Wine migrations from the Balkans to the USA do not come as a surprise. The story about Zinfandel's beginnings on the American continent is well-known. The most important institution in the USA focused on grapevine research is UC Davis. It also founded a vine nursery where all new varieties of grapevine on the American soil are checked for viruses and further propagated and sold to commercial nurseries throughout the United States.
In 2010, the so-called "2010 Protocol" was launched, defining the criteria that grapevine must meet in order to be planted in their new foundation vineyard Russell Ranch.
Since then, growing number of grape varieties has been arriving at the Russell Ranch Collection, where continued work is done to prepare them for potential commercial use. The first specimens of Vranac arrived in the 1970s, thanks to prof. Lazar Avramov. Later on, a group of varieties from the Balkans (Montenegro, Macedonia, Dalmatia) arrived from Slovenia to UC Davis nursery and implementation of the 2010 Protocol began with an ambition to place those vines in the Russell Ranch foundation vineyard.
Good news is that the vines were granted the status of approved in 2018 so the first certified virus-free Vranac vines were planted in Russell Ranch foundation vineyard.

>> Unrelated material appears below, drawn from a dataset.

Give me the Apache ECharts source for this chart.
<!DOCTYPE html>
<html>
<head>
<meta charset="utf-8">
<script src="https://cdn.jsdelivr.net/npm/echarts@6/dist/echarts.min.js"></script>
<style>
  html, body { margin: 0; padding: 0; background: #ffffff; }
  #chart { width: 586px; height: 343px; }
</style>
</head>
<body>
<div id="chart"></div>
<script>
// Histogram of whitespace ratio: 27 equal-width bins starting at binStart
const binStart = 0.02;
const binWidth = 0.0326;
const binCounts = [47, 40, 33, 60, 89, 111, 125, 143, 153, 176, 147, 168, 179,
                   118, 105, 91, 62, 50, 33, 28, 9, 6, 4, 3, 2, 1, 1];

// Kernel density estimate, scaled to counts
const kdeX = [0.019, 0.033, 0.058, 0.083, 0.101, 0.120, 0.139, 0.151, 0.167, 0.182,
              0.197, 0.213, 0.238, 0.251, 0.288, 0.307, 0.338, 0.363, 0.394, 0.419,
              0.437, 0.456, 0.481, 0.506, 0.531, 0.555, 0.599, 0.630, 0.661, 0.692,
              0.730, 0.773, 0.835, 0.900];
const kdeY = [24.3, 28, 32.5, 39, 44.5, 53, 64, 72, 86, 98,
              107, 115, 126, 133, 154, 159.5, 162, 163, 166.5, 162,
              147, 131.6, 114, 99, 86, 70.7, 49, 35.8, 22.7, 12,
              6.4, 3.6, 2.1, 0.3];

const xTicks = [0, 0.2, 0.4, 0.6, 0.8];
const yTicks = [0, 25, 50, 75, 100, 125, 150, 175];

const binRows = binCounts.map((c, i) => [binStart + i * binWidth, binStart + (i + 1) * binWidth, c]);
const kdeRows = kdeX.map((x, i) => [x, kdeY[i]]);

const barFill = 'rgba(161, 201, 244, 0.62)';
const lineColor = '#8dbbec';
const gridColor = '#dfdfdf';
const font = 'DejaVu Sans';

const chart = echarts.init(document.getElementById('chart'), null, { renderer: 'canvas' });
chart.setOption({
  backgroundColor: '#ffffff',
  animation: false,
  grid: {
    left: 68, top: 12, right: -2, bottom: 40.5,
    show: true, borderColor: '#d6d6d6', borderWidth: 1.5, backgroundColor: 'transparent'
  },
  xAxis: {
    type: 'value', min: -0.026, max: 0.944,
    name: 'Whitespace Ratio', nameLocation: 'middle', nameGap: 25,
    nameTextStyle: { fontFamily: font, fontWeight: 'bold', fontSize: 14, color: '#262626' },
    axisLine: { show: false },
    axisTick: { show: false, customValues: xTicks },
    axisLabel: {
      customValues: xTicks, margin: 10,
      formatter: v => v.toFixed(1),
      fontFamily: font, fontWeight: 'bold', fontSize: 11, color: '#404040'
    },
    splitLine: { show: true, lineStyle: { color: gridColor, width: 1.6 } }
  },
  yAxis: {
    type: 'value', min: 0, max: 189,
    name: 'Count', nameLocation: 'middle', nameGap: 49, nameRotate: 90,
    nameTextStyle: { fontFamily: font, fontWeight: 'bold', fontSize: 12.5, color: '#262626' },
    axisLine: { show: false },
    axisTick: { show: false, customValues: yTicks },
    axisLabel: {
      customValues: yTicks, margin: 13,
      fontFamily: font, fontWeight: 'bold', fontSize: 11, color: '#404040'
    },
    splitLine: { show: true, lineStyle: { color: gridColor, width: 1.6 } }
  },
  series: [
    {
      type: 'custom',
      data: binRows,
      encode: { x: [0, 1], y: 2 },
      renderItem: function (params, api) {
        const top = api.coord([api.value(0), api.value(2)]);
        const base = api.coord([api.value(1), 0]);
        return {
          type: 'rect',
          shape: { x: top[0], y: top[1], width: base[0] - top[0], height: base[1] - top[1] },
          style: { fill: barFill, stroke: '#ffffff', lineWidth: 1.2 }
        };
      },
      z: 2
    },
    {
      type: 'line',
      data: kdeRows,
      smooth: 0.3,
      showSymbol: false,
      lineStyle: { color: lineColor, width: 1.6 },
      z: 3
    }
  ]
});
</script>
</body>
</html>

They will be used to provide limited quantity of vines for commercial nurseries. We hope that in the years to come, more and more wineries from the USA will find an interest in planting Vranac. The pioneer in this venture is Opolo Winery located in Paso Robles, California. Rick Quinn, the owner of Opolo winery, has family roots in Herzegovina and Montenegro, so it doesn't come as a surprise that he feels the region of former Yugoslavia particularly close to his heart. In addition, to mark the celebration of the 800th anniversary of the Serbian Orthodox Church, Opolo Winery created a wine label Autocephaly that will be distributed throughout the United States.
This is a great piece of news for Vranac and it is in line with recent California trends where more and more wineries are experimenting with Mediterranean grape varieties to respond timely to global climate change. There are indications that in the coming decades, it will be increasingly difficult to cultivate premium quality Cabernet Sauvignon in some parts of California, so wineries have already started experimenting with adequate alternatives. Anyhow, knowing the family links between Kratošija / Zinfandel and Vranac, it won't be difficult to present qualities of Vranac to US winemakers.